We get a p-value = 0.006359, which reflects the probability under the null hypothesis (that the difference in means is zero) of obtaining evidence as or more extreme than this test in the direction of the alternative hypothesis. Thus, the small p-value shows that for a dosage of 0.5 mg/day, the data decisively show that the growth of the teeth is greater for Vitamin C delivered via orange juice (OJ) than by ascorbic acid.

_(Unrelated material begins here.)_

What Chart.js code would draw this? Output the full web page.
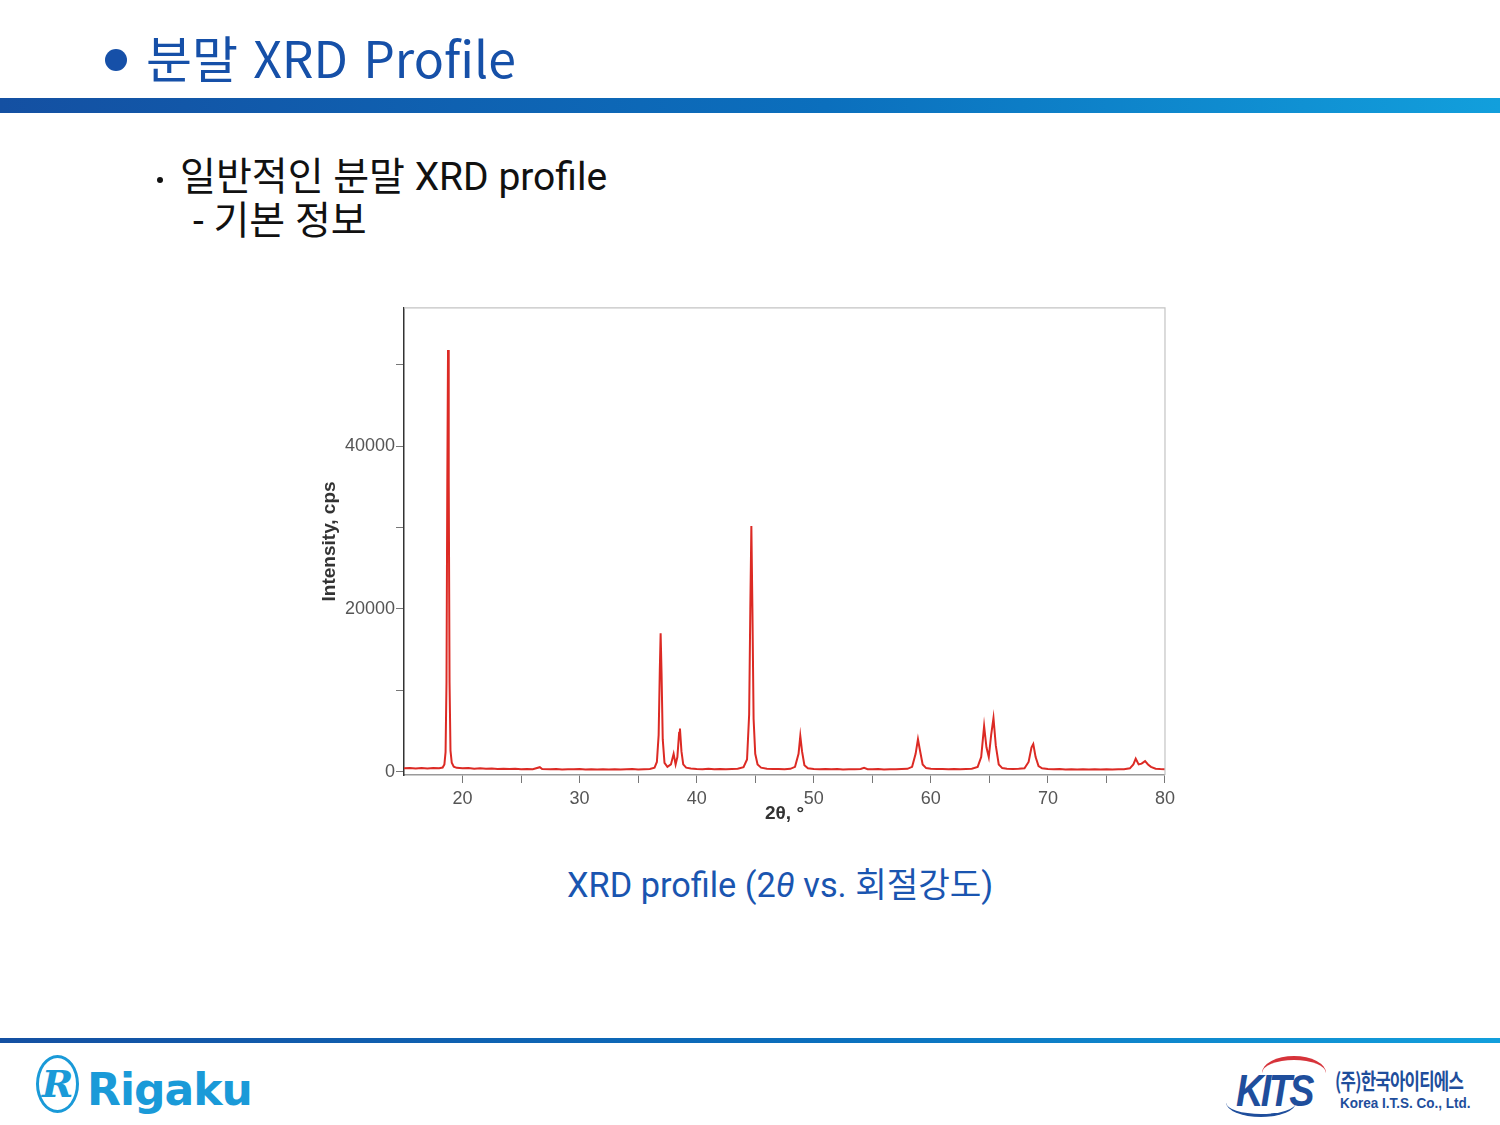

Likewise, we obtain an even smaller p-value for a dosage of 1 mg/day, also showing decisively that orange juice leads to greater tooth growth, based on the data:

tgVC1 <- tgVC[which(tgVC$dose == 1),]
tgOJ1 <- tgOJ[which(tgOJ$dose == 1),]
t.test(tgVC1$len, tgOJ1$len, paired = FALSE, var.equal = FALSE)$p.value
## [1] 0.001038376

However, for the dosage at 2 mg/day, we obtain a p-value = 0.9638516, which indicates that there is plenty of room for better evidence to reject the null hypothesis that the means of the two data sets are equal:

tgVC2 <- tgVC[which(tgVC$dose == 2),]
tgOJ2 <- tgOJ[which(tgOJ$dose == 2),]
t.test(tgVC2$len, tgOJ2$len, paired = FALSE, var.equal = FALSE)$p.value
## [1] 0.9638516

In other words, because of such a high p-value, we fail to reject the null hypothesis that the means of the two sets of data at the 2 mg/day dose are equal. Based on the data we have, we cannot say that orange juice is any more effective than ascorbic acid at 2 mg/day.